EXERCISE GOAL
In the entries, find all lines that hold the word "this" and copy them.

DATA SUPPLIED

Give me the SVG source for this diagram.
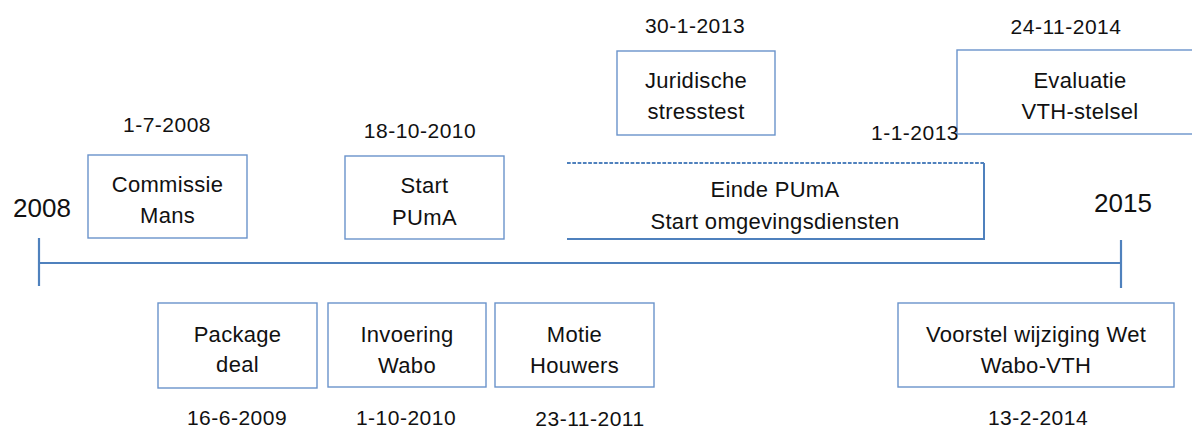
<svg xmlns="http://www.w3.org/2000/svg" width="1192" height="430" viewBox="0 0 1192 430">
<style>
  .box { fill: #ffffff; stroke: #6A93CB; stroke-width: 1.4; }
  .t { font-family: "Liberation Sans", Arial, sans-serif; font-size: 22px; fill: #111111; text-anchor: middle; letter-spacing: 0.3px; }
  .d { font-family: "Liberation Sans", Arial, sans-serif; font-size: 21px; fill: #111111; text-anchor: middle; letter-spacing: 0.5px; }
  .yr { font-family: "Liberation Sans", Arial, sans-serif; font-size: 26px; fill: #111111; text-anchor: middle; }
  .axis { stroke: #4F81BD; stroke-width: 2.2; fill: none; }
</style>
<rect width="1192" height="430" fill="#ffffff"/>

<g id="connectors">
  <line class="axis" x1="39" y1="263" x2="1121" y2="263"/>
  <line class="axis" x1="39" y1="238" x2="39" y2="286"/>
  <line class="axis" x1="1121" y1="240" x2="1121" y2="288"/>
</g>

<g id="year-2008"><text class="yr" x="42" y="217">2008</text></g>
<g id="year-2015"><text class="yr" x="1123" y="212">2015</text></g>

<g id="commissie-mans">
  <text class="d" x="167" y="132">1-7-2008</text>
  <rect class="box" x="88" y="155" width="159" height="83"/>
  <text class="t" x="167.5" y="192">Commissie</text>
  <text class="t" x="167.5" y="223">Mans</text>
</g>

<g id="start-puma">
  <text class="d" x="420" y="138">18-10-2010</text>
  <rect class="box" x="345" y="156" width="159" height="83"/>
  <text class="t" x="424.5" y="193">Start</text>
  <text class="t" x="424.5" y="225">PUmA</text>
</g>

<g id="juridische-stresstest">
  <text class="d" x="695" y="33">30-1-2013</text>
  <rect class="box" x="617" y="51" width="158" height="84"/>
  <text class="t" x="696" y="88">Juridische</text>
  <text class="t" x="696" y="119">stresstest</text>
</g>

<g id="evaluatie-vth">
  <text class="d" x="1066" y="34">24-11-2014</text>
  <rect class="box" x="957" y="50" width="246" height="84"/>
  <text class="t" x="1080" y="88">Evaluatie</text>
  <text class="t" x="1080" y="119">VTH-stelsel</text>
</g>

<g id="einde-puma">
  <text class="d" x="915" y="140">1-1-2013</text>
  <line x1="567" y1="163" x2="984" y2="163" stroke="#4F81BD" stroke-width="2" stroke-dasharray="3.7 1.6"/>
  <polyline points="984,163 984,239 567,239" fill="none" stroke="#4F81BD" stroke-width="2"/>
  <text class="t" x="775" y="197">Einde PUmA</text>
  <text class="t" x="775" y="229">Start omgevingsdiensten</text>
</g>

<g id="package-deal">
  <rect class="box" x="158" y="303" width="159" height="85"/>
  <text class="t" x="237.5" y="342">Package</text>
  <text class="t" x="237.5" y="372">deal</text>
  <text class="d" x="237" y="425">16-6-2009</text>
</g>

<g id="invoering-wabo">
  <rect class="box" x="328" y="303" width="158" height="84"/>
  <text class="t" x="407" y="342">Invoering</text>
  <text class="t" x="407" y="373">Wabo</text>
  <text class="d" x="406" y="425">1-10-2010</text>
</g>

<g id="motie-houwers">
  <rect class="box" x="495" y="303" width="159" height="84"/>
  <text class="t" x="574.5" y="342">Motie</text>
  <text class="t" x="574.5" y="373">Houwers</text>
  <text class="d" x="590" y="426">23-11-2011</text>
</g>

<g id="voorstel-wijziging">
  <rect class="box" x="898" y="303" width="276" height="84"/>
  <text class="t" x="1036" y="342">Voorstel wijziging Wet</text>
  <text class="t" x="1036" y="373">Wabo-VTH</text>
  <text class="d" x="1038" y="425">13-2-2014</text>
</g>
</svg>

* * *

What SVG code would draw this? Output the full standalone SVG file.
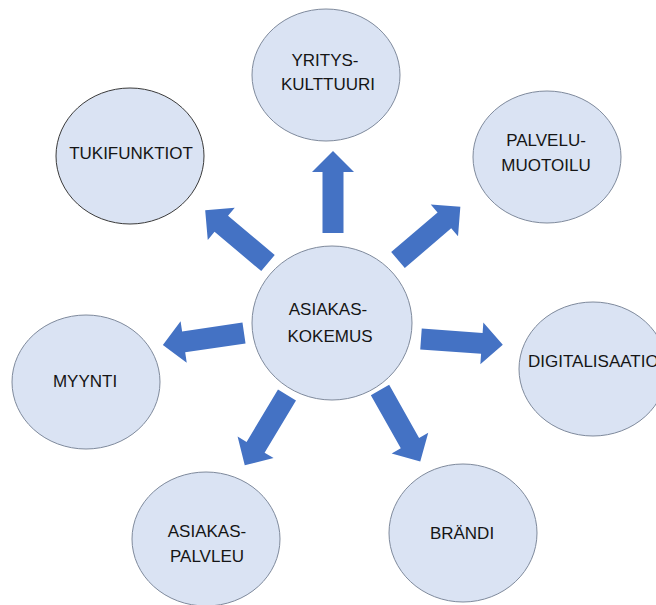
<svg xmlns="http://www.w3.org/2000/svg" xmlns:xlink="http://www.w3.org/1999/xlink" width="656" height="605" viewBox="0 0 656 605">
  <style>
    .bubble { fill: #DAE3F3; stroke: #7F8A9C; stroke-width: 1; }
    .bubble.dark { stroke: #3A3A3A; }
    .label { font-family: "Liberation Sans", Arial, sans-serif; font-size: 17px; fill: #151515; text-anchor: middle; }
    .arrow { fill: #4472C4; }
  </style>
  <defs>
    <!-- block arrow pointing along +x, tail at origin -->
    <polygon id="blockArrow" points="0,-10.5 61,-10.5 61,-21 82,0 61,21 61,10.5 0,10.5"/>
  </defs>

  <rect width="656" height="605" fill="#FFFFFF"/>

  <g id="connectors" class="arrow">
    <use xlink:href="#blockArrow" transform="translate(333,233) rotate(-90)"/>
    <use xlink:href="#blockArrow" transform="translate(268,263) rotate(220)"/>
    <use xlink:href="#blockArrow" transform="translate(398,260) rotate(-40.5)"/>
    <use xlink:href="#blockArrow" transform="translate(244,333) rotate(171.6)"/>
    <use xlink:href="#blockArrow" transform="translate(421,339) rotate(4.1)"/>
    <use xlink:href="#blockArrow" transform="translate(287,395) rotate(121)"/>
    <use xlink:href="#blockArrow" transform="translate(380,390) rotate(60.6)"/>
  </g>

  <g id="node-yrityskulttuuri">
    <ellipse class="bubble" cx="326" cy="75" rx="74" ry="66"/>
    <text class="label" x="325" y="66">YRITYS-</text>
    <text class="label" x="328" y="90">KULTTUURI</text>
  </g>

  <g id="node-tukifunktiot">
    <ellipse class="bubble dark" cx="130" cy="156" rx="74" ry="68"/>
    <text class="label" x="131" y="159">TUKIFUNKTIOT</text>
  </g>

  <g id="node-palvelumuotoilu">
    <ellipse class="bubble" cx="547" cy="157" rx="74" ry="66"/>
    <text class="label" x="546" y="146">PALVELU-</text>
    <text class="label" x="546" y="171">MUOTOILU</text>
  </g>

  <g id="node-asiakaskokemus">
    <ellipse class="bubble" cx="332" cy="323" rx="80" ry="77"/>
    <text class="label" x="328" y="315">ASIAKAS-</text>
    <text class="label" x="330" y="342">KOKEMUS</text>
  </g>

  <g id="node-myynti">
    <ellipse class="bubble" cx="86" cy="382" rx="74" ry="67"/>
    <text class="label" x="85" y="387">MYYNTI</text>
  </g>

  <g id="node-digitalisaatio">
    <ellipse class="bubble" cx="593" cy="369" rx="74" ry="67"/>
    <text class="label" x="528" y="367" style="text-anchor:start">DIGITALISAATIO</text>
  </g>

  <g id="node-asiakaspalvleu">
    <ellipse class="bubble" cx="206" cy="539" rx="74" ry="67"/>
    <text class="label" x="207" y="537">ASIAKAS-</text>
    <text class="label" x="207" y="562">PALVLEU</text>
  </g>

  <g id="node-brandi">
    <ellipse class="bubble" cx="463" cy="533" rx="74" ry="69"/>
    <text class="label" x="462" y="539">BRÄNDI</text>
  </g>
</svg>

---

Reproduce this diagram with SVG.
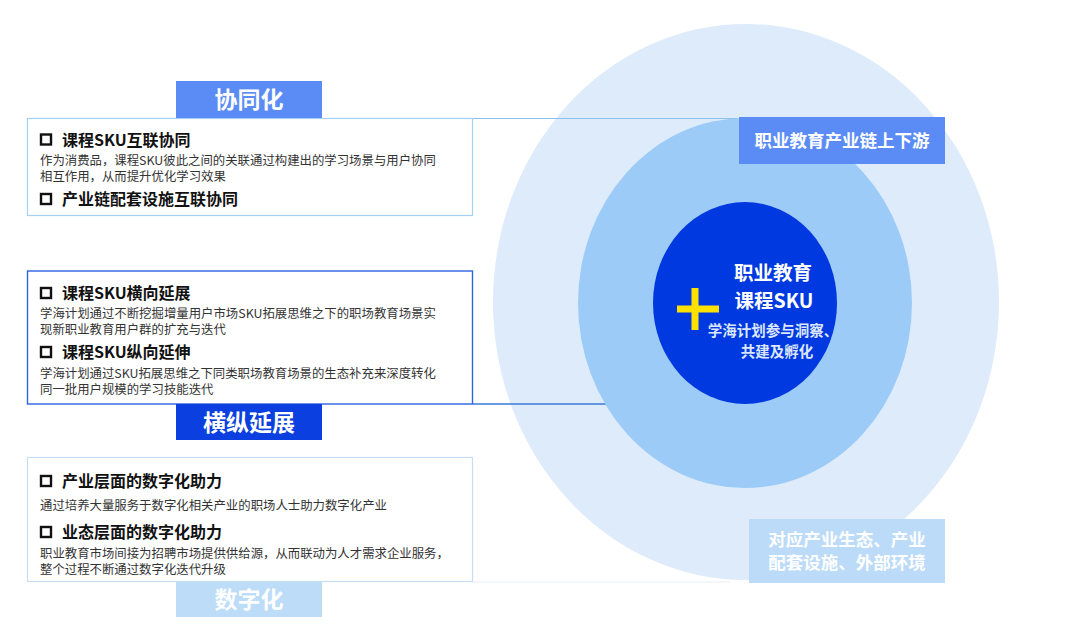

RESULT OF THE TASK
Give me the SVG source for this diagram.
What SVG code would draw this? Output the full standalone SVG file.
Reproduce this diagram with SVG.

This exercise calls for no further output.